▶ YOUR OBJECTIVE: Scan the data for lines with "this" and report the count by itself.
::: EXERCISE MATERIAL
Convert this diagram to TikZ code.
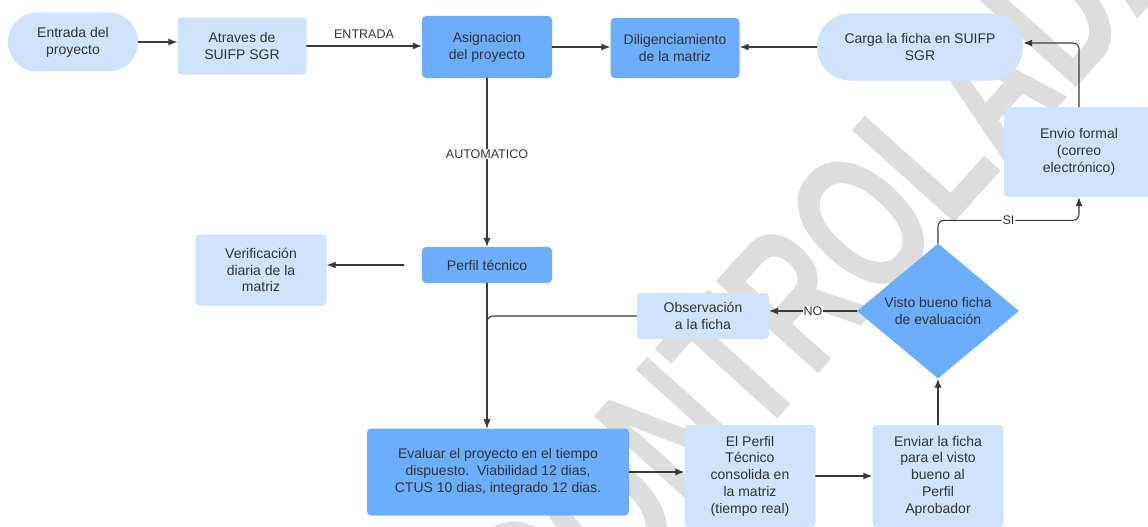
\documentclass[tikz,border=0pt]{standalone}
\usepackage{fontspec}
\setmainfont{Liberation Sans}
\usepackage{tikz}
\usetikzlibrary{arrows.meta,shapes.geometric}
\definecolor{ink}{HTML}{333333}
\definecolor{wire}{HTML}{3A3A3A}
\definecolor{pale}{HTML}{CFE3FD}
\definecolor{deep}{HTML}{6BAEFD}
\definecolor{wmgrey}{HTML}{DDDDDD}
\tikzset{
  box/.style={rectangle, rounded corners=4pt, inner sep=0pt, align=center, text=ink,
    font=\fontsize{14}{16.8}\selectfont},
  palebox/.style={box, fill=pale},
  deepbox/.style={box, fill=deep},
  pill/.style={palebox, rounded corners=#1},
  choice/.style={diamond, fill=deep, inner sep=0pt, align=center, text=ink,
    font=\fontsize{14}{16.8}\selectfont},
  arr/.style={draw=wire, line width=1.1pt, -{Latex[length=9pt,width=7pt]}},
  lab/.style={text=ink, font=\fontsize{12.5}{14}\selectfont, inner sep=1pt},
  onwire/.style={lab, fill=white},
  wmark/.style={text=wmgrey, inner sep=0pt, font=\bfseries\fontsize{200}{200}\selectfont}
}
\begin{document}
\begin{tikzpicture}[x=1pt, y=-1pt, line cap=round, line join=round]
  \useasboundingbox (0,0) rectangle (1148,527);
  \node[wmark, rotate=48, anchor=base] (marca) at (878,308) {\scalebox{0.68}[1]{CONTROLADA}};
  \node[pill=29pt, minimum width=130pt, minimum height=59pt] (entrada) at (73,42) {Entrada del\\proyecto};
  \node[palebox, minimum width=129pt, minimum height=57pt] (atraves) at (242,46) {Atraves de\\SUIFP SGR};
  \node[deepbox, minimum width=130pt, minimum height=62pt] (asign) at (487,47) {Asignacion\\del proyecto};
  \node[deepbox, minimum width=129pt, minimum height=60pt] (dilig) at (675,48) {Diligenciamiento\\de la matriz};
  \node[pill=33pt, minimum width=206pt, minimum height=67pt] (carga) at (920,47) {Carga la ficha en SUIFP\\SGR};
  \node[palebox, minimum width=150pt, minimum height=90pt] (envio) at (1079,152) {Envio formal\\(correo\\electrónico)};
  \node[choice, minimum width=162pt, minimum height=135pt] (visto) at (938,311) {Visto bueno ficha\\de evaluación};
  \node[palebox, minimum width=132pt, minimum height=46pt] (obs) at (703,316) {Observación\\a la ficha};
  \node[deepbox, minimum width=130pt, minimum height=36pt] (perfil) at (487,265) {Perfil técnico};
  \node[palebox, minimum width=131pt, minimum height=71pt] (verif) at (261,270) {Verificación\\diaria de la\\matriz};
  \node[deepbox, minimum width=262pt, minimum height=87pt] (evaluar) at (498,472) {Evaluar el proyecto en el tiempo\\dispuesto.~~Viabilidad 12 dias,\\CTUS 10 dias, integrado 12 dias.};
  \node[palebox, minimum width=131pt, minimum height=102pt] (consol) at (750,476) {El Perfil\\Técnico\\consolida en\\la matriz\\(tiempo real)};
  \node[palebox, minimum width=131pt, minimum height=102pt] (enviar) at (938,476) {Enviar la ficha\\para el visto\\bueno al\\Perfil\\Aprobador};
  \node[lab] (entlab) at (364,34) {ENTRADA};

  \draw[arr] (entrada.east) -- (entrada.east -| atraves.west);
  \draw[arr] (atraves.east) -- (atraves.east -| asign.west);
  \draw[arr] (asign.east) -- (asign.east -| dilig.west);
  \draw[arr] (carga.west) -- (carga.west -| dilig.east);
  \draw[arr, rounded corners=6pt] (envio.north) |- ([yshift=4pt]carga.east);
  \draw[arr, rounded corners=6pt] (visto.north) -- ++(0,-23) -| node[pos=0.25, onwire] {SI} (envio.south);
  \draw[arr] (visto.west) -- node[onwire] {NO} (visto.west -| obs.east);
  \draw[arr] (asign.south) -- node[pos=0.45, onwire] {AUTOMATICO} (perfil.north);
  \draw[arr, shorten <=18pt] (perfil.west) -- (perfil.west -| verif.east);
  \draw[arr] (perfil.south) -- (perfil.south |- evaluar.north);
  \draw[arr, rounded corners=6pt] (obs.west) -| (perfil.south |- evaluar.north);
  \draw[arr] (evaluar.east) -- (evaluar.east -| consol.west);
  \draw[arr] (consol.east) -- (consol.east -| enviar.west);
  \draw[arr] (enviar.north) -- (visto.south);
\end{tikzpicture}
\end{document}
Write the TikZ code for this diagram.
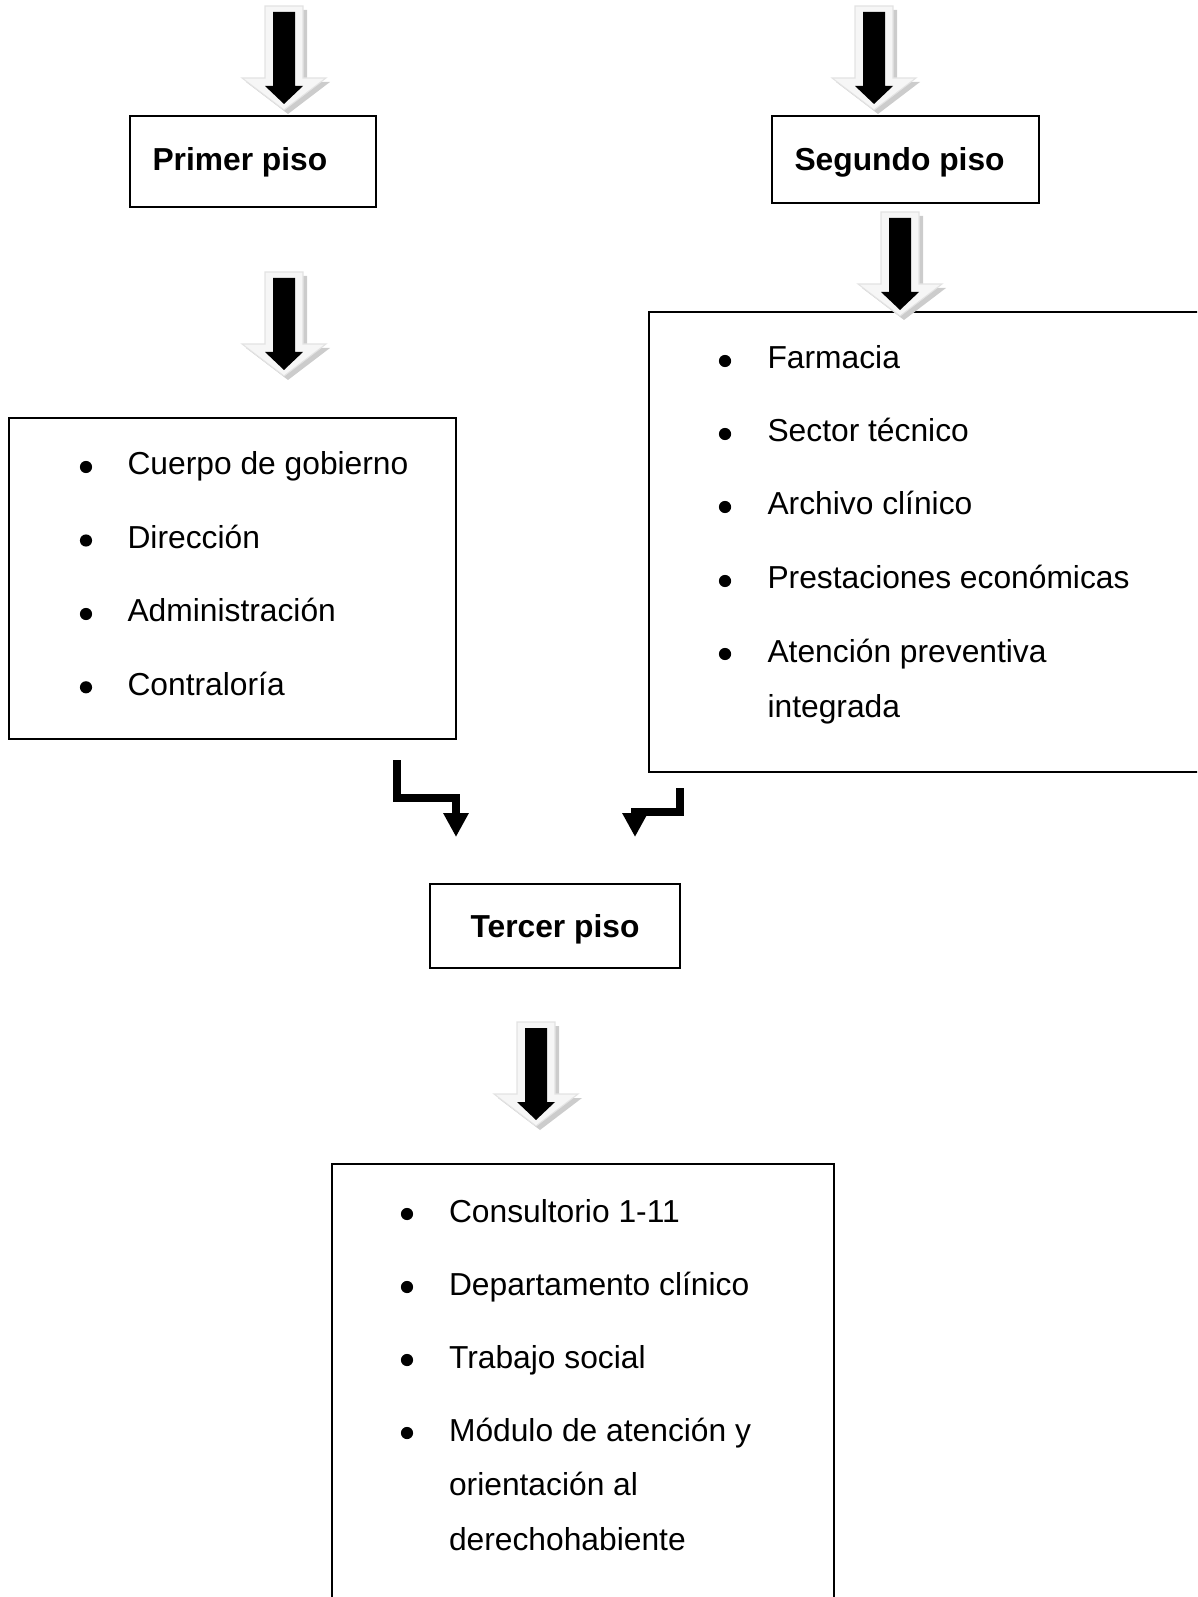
::::::
▶ TASK RESULT: 2